Pictures stay out of the copy; set down each line of the listing below exactly.
>>>>>
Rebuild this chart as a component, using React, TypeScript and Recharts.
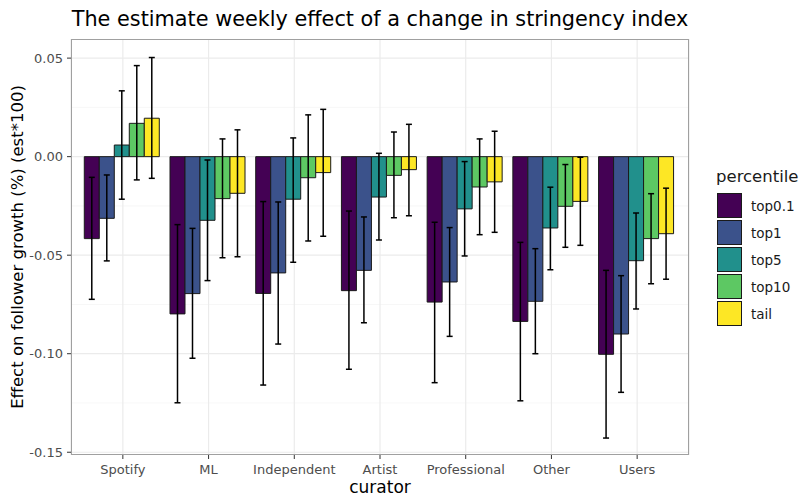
import {
  BarChart,
  Bar,
  XAxis,
  YAxis,
  CartesianGrid,
  ErrorBar,
  Label,
} from "recharts";

const categories = ["Spotify", "ML", "Independent", "Artist", "Professional", "Other", "Users"];
const percentiles = ["top0.1", "top1", "top5", "top10", "tail"];

// point estimates per percentile, one value per curator
const top01Est = [-0.0416, -0.0798, -0.0694, -0.068, -0.0738, -0.0836, -0.1003];
const top1Est = [-0.0313, -0.0695, -0.059, -0.0577, -0.0636, -0.0734, -0.09];
const top5Est = [0.0059, -0.0323, -0.0216, -0.0205, -0.0265, -0.0362, -0.0528];
const top10Est = [0.0169, -0.0213, -0.0107, -0.0095, -0.0154, -0.0252, -0.0416];
const tailEst = [0.0195, -0.0186, -0.0081, -0.0066, -0.0128, -0.0227, -0.0391];

// confidence bounds
const top01Low = [-0.0724, -0.1249, -0.1159, -0.1079, -0.1147, -0.1239, -0.1428];
const top01High = [-0.0105, -0.0345, -0.0228, -0.0276, -0.0333, -0.0435, -0.0577];
const top1Low = [-0.0529, -0.1023, -0.0951, -0.0843, -0.0912, -0.1, -0.1196];
const top1High = [-0.0093, -0.0364, -0.023, -0.0306, -0.036, -0.0467, -0.0604];
const top5Low = [-0.0216, -0.0629, -0.0536, -0.0423, -0.0504, -0.0574, -0.0773];
const top5High = [0.0334, -0.0017, 0.0095, 0.0017, -0.0025, -0.0155, -0.0286];
const top10Low = [-0.0118, -0.0513, -0.0428, -0.031, -0.0396, -0.046, -0.0645];
const top10High = [0.0462, 0.009, 0.0212, 0.0125, 0.009, -0.004, -0.0188];
const tailLow = [-0.011, -0.0508, -0.0404, -0.03, -0.0384, -0.045, -0.0622];
const tailHigh = [0.0503, 0.0136, 0.024, 0.0164, 0.0129, -0.0003, -0.016];

const yTicks = [-0.15, -0.1, -0.05, 0, 0.05];
const yMinor = [-0.125, -0.075, -0.025, 0.025];

const COLORS = ["#440154", "#3B528B", "#21908C", "#5DC863", "#FDE725"];
const FONT = "DejaVu Sans, sans-serif";

const estimates = [top01Est, top1Est, top5Est, top10Est, tailEst];
const lows = [top01Low, top1Low, top5Low, top10Low, tailLow];
const highs = [top01High, top1High, top5High, top10High, tailHigh];

const data = categories.map((curator, c) => {
  const row: Record<string, any> = { curator };
  percentiles.forEach((_, i) => {
    const est = estimates[i][c];
    row[`p${i}`] = est;
    row[`e${i}`] = [est - lows[i][c], highs[i][c] - est];
  });
  return row;
});

function PercentileLegend() {
  return (
    <div
      style={{
        position: "absolute",
        left: 716,
        top: 167,
        fontFamily: FONT,
        color: "#1a1a1a",
      }}
    >
      <div style={{ fontSize: 16.5, lineHeight: "19px", marginBottom: 6 }}>percentile</div>
      {percentiles.map((p, i) => (
        <div key={p} style={{ display: "flex", alignItems: "center", height: 27 }}>
          <div
            style={{
              width: 25,
              height: 25,
              background: COLORS[i],
              border: "1.5px solid #1a1a1a",
              boxSizing: "border-box",
              marginLeft: 1,
            }}
          />
          <span style={{ fontSize: 13.5, marginLeft: 9, color: "#1a1a1a" }}>{p}</span>
        </div>
      ))}
    </div>
  );
}

export default function App() {
  return (
    <div style={{ position: "absolute", left: 0, top: 0, width: 803, height: 496, background: "#fff" }}>
      <div
        style={{
          position: "absolute",
          left: 0,
          width: 760,
          top: 7,
          lineHeight: "24px",
          textAlign: "center",
          fontFamily: FONT,
          fontSize: 20.8,
          color: "#000",
        }}
      >
        The estimate weekly effect of a change in stringency index
      </div>
      <BarChart
        width={803}
        height={496}
        data={data}
        margin={{ top: 39, right: 114, bottom: 0, left: 0 }}
        barCategoryGap="5%"
        barGap={0}
      >
        <CartesianGrid
          horizontalValues={yMinor}
          vertical={false}
          stroke="#F5F5F5"
          strokeWidth={0.8}
        />
        <CartesianGrid horizontalValues={yTicks} stroke="#EBEBEB" strokeWidth={1.2} />
        <XAxis
          dataKey="curator"
          padding={{ left: 9, right: 9 }}
          height={41}
          axisLine={false}
          tickSize={4}
          tickMargin={6}
          tickLine={{ stroke: "#333" }}
          tick={{ fill: "#4D4D4D", fontSize: 13, fontFamily: FONT }}
        >
          <Label
            value="curator"
            position="insideBottom"
            offset={3}
            style={{ fill: "#000", fontSize: 17, fontFamily: FONT }}
          />
        </XAxis>
        <YAxis
          type="number"
          domain={[-0.1514, 0.0597]}
          ticks={yTicks}
          allowDataOverflow
          width={71}
          axisLine={false}
          tickSize={4}
          tickMargin={4}
          tickLine={{ stroke: "#333" }}
          tickFormatter={(v: number) => v.toFixed(2)}
          tick={{ fill: "#4D4D4D", fontSize: 13, fontFamily: FONT }}
        >
          <Label
            value="Effect on follower growth (%) (est*100)"
            angle={-90}
            position="insideLeft"
            offset={17}
            style={{ textAnchor: "middle", fill: "#000", fontSize: 16.5, fontFamily: FONT }}
          />
        </YAxis>
        {percentiles.map((p, i) => (
          <Bar
            key={p}
            dataKey={`p${i}`}
            name={p}
            fill={COLORS[i]}
            stroke="#1a1a1a"
            strokeWidth={1}
            isAnimationActive={false}
          >
            <ErrorBar dataKey={`e${i}`} width={3} stroke="#000" strokeWidth={1.5} />
          </Bar>
        ))}
      </BarChart>
      <div
        style={{
          position: "absolute",
          left: 71,
          top: 39,
          width: 618,
          height: 416,
          border: "1px solid #a0a0a0",
          boxSizing: "border-box",
          pointerEvents: "none",
        }}
      />
      <PercentileLegend />
    </div>
  );
}
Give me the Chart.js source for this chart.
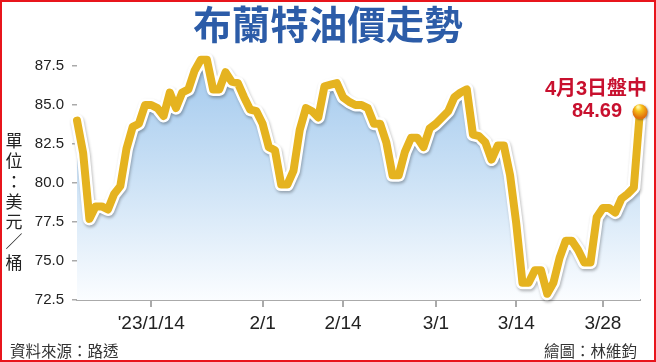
<<<<<
Result below:
Rebuild this chart as a component, using React, TypeScript and Recharts.
import {
  BarChart,
  Bar,
  XAxis,
  YAxis,
  CartesianGrid,
  ErrorBar,
  Label,
} from "recharts";

const categories = ["Spotify", "ML", "Independent", "Artist", "Professional", "Other", "Users"];
const percentiles = ["top0.1", "top1", "top5", "top10", "tail"];

// point estimates per percentile, one value per curator
const top01Est = [-0.0416, -0.0798, -0.0694, -0.068, -0.0738, -0.0836, -0.1003];
const top1Est = [-0.0313, -0.0695, -0.059, -0.0577, -0.0636, -0.0734, -0.09];
const top5Est = [0.0059, -0.0323, -0.0216, -0.0205, -0.0265, -0.0362, -0.0528];
const top10Est = [0.0169, -0.0213, -0.0107, -0.0095, -0.0154, -0.0252, -0.0416];
const tailEst = [0.0195, -0.0186, -0.0081, -0.0066, -0.0128, -0.0227, -0.0391];

// confidence bounds
const top01Low = [-0.0724, -0.1249, -0.1159, -0.1079, -0.1147, -0.1239, -0.1428];
const top01High = [-0.0105, -0.0345, -0.0228, -0.0276, -0.0333, -0.0435, -0.0577];
const top1Low = [-0.0529, -0.1023, -0.0951, -0.0843, -0.0912, -0.1, -0.1196];
const top1High = [-0.0093, -0.0364, -0.023, -0.0306, -0.036, -0.0467, -0.0604];
const top5Low = [-0.0216, -0.0629, -0.0536, -0.0423, -0.0504, -0.0574, -0.0773];
const top5High = [0.0334, -0.0017, 0.0095, 0.0017, -0.0025, -0.0155, -0.0286];
const top10Low = [-0.0118, -0.0513, -0.0428, -0.031, -0.0396, -0.046, -0.0645];
const top10High = [0.0462, 0.009, 0.0212, 0.0125, 0.009, -0.004, -0.0188];
const tailLow = [-0.011, -0.0508, -0.0404, -0.03, -0.0384, -0.045, -0.0622];
const tailHigh = [0.0503, 0.0136, 0.024, 0.0164, 0.0129, -0.0003, -0.016];

const yTicks = [-0.15, -0.1, -0.05, 0, 0.05];
const yMinor = [-0.125, -0.075, -0.025, 0.025];

const COLORS = ["#440154", "#3B528B", "#21908C", "#5DC863", "#FDE725"];
const FONT = "DejaVu Sans, sans-serif";

const estimates = [top01Est, top1Est, top5Est, top10Est, tailEst];
const lows = [top01Low, top1Low, top5Low, top10Low, tailLow];
const highs = [top01High, top1High, top5High, top10High, tailHigh];

const data = categories.map((curator, c) => {
  const row: Record<string, any> = { curator };
  percentiles.forEach((_, i) => {
    const est = estimates[i][c];
    row[`p${i}`] = est;
    row[`e${i}`] = [est - lows[i][c], highs[i][c] - est];
  });
  return row;
});

function PercentileLegend() {
  return (
    <div
      style={{
        position: "absolute",
        left: 716,
        top: 167,
        fontFamily: FONT,
        color: "#1a1a1a",
      }}
    >
      <div style={{ fontSize: 16.5, lineHeight: "19px", marginBottom: 6 }}>percentile</div>
      {percentiles.map((p, i) => (
        <div key={p} style={{ display: "flex", alignItems: "center", height: 27 }}>
          <div
            style={{
              width: 25,
              height: 25,
              background: COLORS[i],
              border: "1.5px solid #1a1a1a",
              boxSizing: "border-box",
              marginLeft: 1,
            }}
          />
          <span style={{ fontSize: 13.5, marginLeft: 9, color: "#1a1a1a" }}>{p}</span>
        </div>
      ))}
    </div>
  );
}

export default function App() {
  return (
    <div style={{ position: "absolute", left: 0, top: 0, width: 803, height: 496, background: "#fff" }}>
      <div
        style={{
          position: "absolute",
          left: 0,
          width: 760,
          top: 7,
          lineHeight: "24px",
          textAlign: "center",
          fontFamily: FONT,
          fontSize: 20.8,
          color: "#000",
        }}
      >
        The estimate weekly effect of a change in stringency index
      </div>
      <BarChart
        width={803}
        height={496}
        data={data}
        margin={{ top: 39, right: 114, bottom: 0, left: 0 }}
        barCategoryGap="5%"
        barGap={0}
      >
        <CartesianGrid
          horizontalValues={yMinor}
          vertical={false}
          stroke="#F5F5F5"
          strokeWidth={0.8}
        />
        <CartesianGrid horizontalValues={yTicks} stroke="#EBEBEB" strokeWidth={1.2} />
        <XAxis
          dataKey="curator"
          padding={{ left: 9, right: 9 }}
          height={41}
          axisLine={false}
          tickSize={4}
          tickMargin={6}
          tickLine={{ stroke: "#333" }}
          tick={{ fill: "#4D4D4D", fontSize: 13, fontFamily: FONT }}
        >
          <Label
            value="curator"
            position="insideBottom"
            offset={3}
            style={{ fill: "#000", fontSize: 17, fontFamily: FONT }}
          />
        </XAxis>
        <YAxis
          type="number"
          domain={[-0.1514, 0.0597]}
          ticks={yTicks}
          allowDataOverflow
          width={71}
          axisLine={false}
          tickSize={4}
          tickMargin={4}
          tickLine={{ stroke: "#333" }}
          tickFormatter={(v: number) => v.toFixed(2)}
          tick={{ fill: "#4D4D4D", fontSize: 13, fontFamily: FONT }}
        >
          <Label
            value="Effect on follower growth (%) (est*100)"
            angle={-90}
            position="insideLeft"
            offset={17}
            style={{ textAnchor: "middle", fill: "#000", fontSize: 16.5, fontFamily: FONT }}
          />
        </YAxis>
        {percentiles.map((p, i) => (
          <Bar
            key={p}
            dataKey={`p${i}`}
            name={p}
            fill={COLORS[i]}
            stroke="#1a1a1a"
            strokeWidth={1}
            isAnimationActive={false}
          >
            <ErrorBar dataKey={`e${i}`} width={3} stroke="#000" strokeWidth={1.5} />
          </Bar>
        ))}
      </BarChart>
      <div
        style={{
          position: "absolute",
          left: 71,
          top: 39,
          width: 618,
          height: 416,
          border: "1px solid #a0a0a0",
          boxSizing: "border-box",
          pointerEvents: "none",
        }}
      />
      <PercentileLegend />
    </div>
  );
}
Give me the Chart.js source for this chart.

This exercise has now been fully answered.